All you longhairs aping David Gilmour's trippy riffs: Consider this a warning. Aside from Pink Floyd, to whom they are so indebted they should be paying interest, Secret Machines don't take second place to anyone in the world of space rock. "You just run along 'cause I'm not second best," singer Brandon Curtis bellows in "It's a Bad Wind That Don't Blow Somebody Some Good," the best song on September 000, the band's debut release.
I'm guessing that the three dudes in Secret Machines know their way around Pink Floyd's albums pretty well. Curtis' voice sounds just like Roger Waters' old but timeless with its creaks and groans, always reaching for notes that seem just outside his range. The band's songwriting technique isn't overly complex like Floyd's, but the melancholy tone that dominates the disc's six tunes originates from the same drugged-out miasma.
With a lineup consisting of only keyboard, guitar and drums, Secret Machines find a way to expand their instruments (and minds, maaaaaaan) to get a surprisingly full sound.
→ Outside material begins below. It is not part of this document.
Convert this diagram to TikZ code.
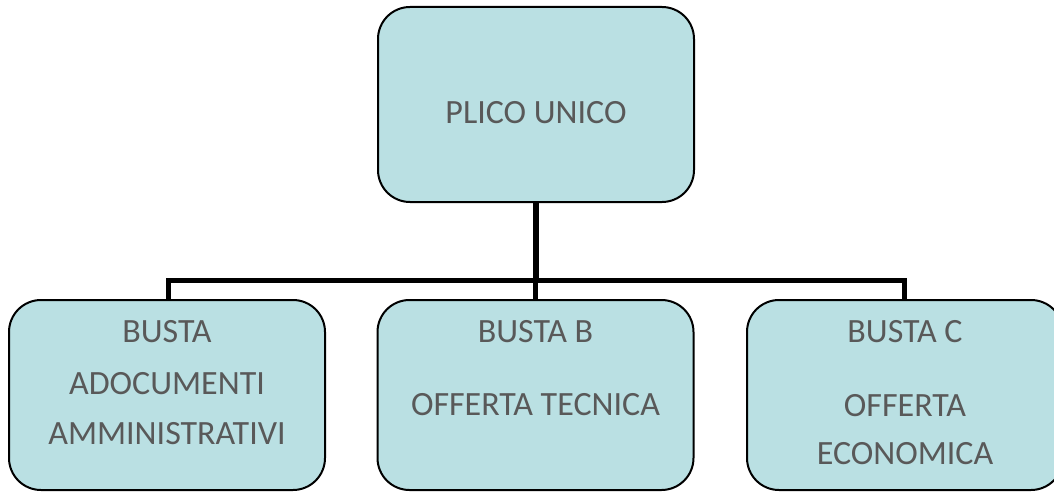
\documentclass[tikz,border=0pt]{standalone}
\usepackage{fontspec}
\setmainfont{Carlito}
\definecolor{boxfill}{HTML}{BAE0E3}
\definecolor{boxtext}{HTML}{595959}
\tikzset{
  busta/.style={draw=black, line width=2pt, fill=boxfill, rounded corners=32pt,
    minimum width=316pt, minimum height=190pt, inner sep=0pt},
  voce/.style={anchor=base, text=boxtext, font=\fontsize{34}{40}\selectfont, inner sep=0pt},
  ramo/.style={line width=5.5pt}
}
\begin{document}
\begin{tikzpicture}[x=1pt,y=1pt]
    \useasboundingbox (0,0) rectangle (1054,491);
    % boxes
    \node [busta, minimum height=195pt] (plico) at (536,386.5) {};
    \node [busta] (bustaa) at (167,96) {};
    \node [busta] (bustab) at (535.5,96) {};
    \node [busta] (bustac) at (905,96) {};
    % connectors
    \coordinate (snodo) at (536,210.5);
    \draw [ramo] (plico.south) -- (snodo);
    \draw [ramo] ([xshift=1.5pt]bustaa.north) |- (snodo) -| ([xshift=-0.5pt]bustac.north);
    \draw [ramo] (bustab.north) -- (bustab.north |- snodo);
    % texts
    \node [voce] (plicot) at ([yshift=-19.5pt]plico.center) {PLICO UNICO};
    \node [voce] (bustaa1) at ([yshift=-43pt]bustaa.north) {BUSTA};
    \node [voce] (bustaa2) at ([yshift=-95pt]bustaa.north) {ADOCUMENTI};
    \node [voce] (bustaa3) at ([yshift=-145pt]bustaa.north) {AMMINISTRATIVI};
    \node [voce] (bustab1) at ([yshift=-43pt]bustab.north) {BUSTA B};
    \node [voce] (bustab2) at ([yshift=-116pt]bustab.north) {OFFERTA TECNICA};
    \node [voce] (bustac1) at ([yshift=-43pt]bustac.north) {BUSTA C};
    \node [voce] (bustac2) at ([yshift=-117pt]bustac.north) {OFFERTA};
    \node [voce] (bustac3) at ([yshift=-165pt]bustac.north) {ECONOMICA};
  \end{tikzpicture}
\end{document}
Part of the album's rich texture is derived from trickery both "Bad Wind" and "Marconi's Radio," the album's opener, employ extended crescendos as intros, making the trio sound like a rabid throng by the time the cuts reach their peaks.
Naming a track after Guglielmo Marconi, one of the radio's inventors, is a subtle wink to listeners; there is nothing even close to revolutionary here. But when a group can make a completely conventional style so exciting, who cares? To anyone who owns more than one Pink Floyd record, September 000 is completely redundant. Yet oh so fucking good.